Dear Hal, How much TV (or computer, Playstation, etc...) is appropriate for my kids? Every time I turn around, it seems like someone is recommending something different. Can you give me an answer?
I would like to start this response with a quote from the rock band Oasis,
“Questions are the answers you might need.”
There is no one “right” answer to this question, but there is a right question. “How much screen time do you want your children to have?” That answer defines your principle about this issue, and it should be at the forefront of this discussion.
The one great thing about your question is that you are asking it at the right time. If you wait until the heat of the moment to ask yourself what it is you really want, your answer won’t be determined by your principles; instead, it will be determined by your kids’ whining or your own level of tiredness. Asking now, when you are not frustrated or overwhelmed, puts you in a position of strength rather than weakness and allows you to claim the position of authority you’re your kids need from you.
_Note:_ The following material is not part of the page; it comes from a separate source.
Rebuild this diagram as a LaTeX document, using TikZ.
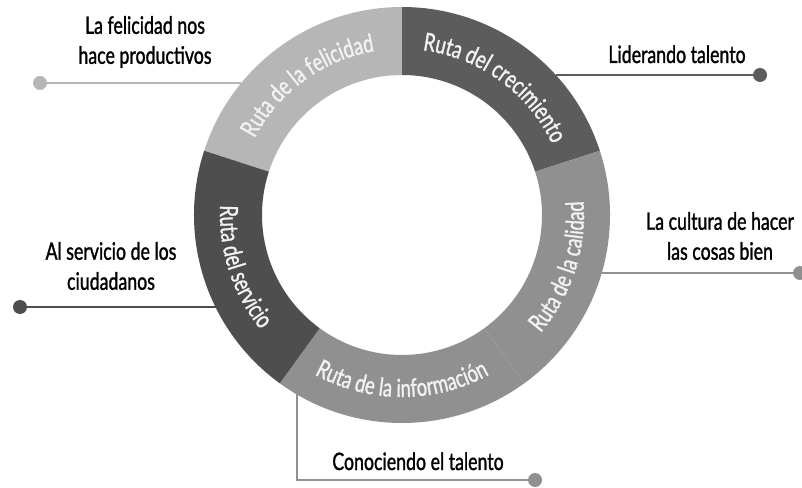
\documentclass[tikz,border=0pt]{standalone}
\usepackage{fontspec}
\setmainfont{Lato}[FakeStretch=0.74, FakeBold=1.2]
\usetikzlibrary{decorations.text}

\definecolor{felgray}{HTML}{B6B6B6}
\definecolor{crecgray}{HTML}{5C5C5C}
\definecolor{calgray}{HTML}{909090}
\definecolor{infgray}{HTML}{909090}
\definecolor{servgray}{HTML}{4E4E4E}
\definecolor{ringtext}{HTML}{F2F2F2}

\newcommand{\ringfont}{\fontsize{12.5}{14}\selectfont}

\begin{document}
\begin{tikzpicture}[x=0.5pt, y=0.5pt,
    label/.style={align=center, font=\fontsize{12}{15}\selectfont, inner sep=0pt},
    leader/.style={line width=1pt},
    dotmark/.style={circle, inner sep=0pt, minimum size=7pt}]

    \useasboundingbox (0,0) rectangle (802,487);
    \fill[white] (0,0) rectangle (802,487);

    \coordinate (c) at (402,272);

    \fill[felgray] ([shift={(162:208)}]c) arc[start angle=162, end angle=90, radius=208]
        -- ([shift={(90:140)}]c) arc[start angle=90, end angle=162, radius=140] -- cycle;
    \fill[crecgray] ([shift={(90:208)}]c) arc[start angle=90, end angle=18, radius=208]
        -- ([shift={(18:140)}]c) arc[start angle=18, end angle=90, radius=140] -- cycle;
    \fill[calgray] ([shift={(18:208)}]c) arc[start angle=18, end angle=-54, radius=208]
        -- ([shift={(-54:140)}]c) arc[start angle=-54, end angle=18, radius=140] -- cycle;
    \fill[infgray] ([shift={(-54:208)}]c) arc[start angle=-54, end angle=-126, radius=208]
        -- ([shift={(-126:140)}]c) arc[start angle=-126, end angle=-54, radius=140] -- cycle;
    \fill[servgray] ([shift={(-126:208)}]c) arc[start angle=-126, end angle=-198, radius=208]
        -- ([shift={(-198:140)}]c) arc[start angle=-198, end angle=-126, radius=140] -- cycle;

    \path[decorate, decoration={text along path, text align=center,
        text={|\ringfont\color{ringtext}|Ruta de la felicidad}}]
        ([shift={(162:166)}]c) arc[start angle=162, end angle=90, radius=166];
    \path[decorate, decoration={text along path, text align=center,
        text={|\ringfont\color{ringtext}|Ruta del crecimiento}}]
        ([shift={(90:166)}]c) arc[start angle=90, end angle=18, radius=166];
    \path[decorate, decoration={text along path, text align=center,
        text={|\ringfont\color{ringtext}|Ruta de la calidad}}]
        ([shift={(-54:182)}]c) arc[start angle=-54, end angle=18, radius=182];
    \path[decorate, decoration={text along path, text align=center,
        text={|\ringfont\color{ringtext}|Ruta de la información}}]
        ([shift={(-126:182)}]c) arc[start angle=-126, end angle=-54, radius=182];
    \path[decorate, decoration={text along path, text align=center,
        text={|\ringfont\color{ringtext}|Ruta del servicio}}]
        ([shift={(162:182)}]c) arc[start angle=162, end angle=234, radius=182];

    \node[label] at (145,445) (felicidad) {La felicidad nos\\hace productivos};
    \node[label, anchor=base] at (677,424) (liderando) {Liderando talento};
    \node[label] at (720,251) (cultura) {La cultura de hacer\\las cosas bien};
    \node[label] at (111,221) (servicio) {Al servicio de los\\ciudadanos};
    \node[label, anchor=base] at (418,17) (conociendo) {Conociendo el talento};

    \coordinate (fedge) at (241,404);
    \coordinate (cedge) at (556,412);
    \coordinate (qedge) at (602,214);
    \coordinate (sedge) at (216,180);
    \coordinate (iedge) at (297,93);

    \node[dotmark, fill=felgray] at (40,404) (fdot) {};
    \node[dotmark, fill=crecgray] at (760,412) (cdot) {};
    \node[dotmark, fill=calgray] at (800,214) (qdot) {};
    \node[dotmark, fill=servgray] at (20,180) (sdot) {};
    \node[dotmark, fill=infgray] at (535,7) (idot) {};

    \draw[leader, felgray] (fdot) -- (fedge);
    \draw[leader, crecgray] (cedge) -- (cdot);
    \draw[leader, calgray] (qedge) -- (qdot);
    \draw[leader, servgray] (sdot) -- (sedge);
    \draw[leader, infgray] (iedge) |- (idot);

\end{tikzpicture}
\end{document}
Finding out what you really believe about something takes patience and honesty. It’s a tough assignment and it requires asking several follow-up questions that aren’t always easy to answer. How do my kids seem to act when the TV or computer is on? How do they act when it isn’t? What don’t I like about their use of screen time? Are there times when I would like for them to be entertained by the TV or their playstation? Are there certain times of the day when I would rather them watch than others? How do I use screen time myself?
By asking these difficult questions when the TV is off and you are at peace, you will be able to find the answers that are right for your family. You have all the tools you need to create the kind of home you’ve always wanted and the kinds of relationships you’ve always craved.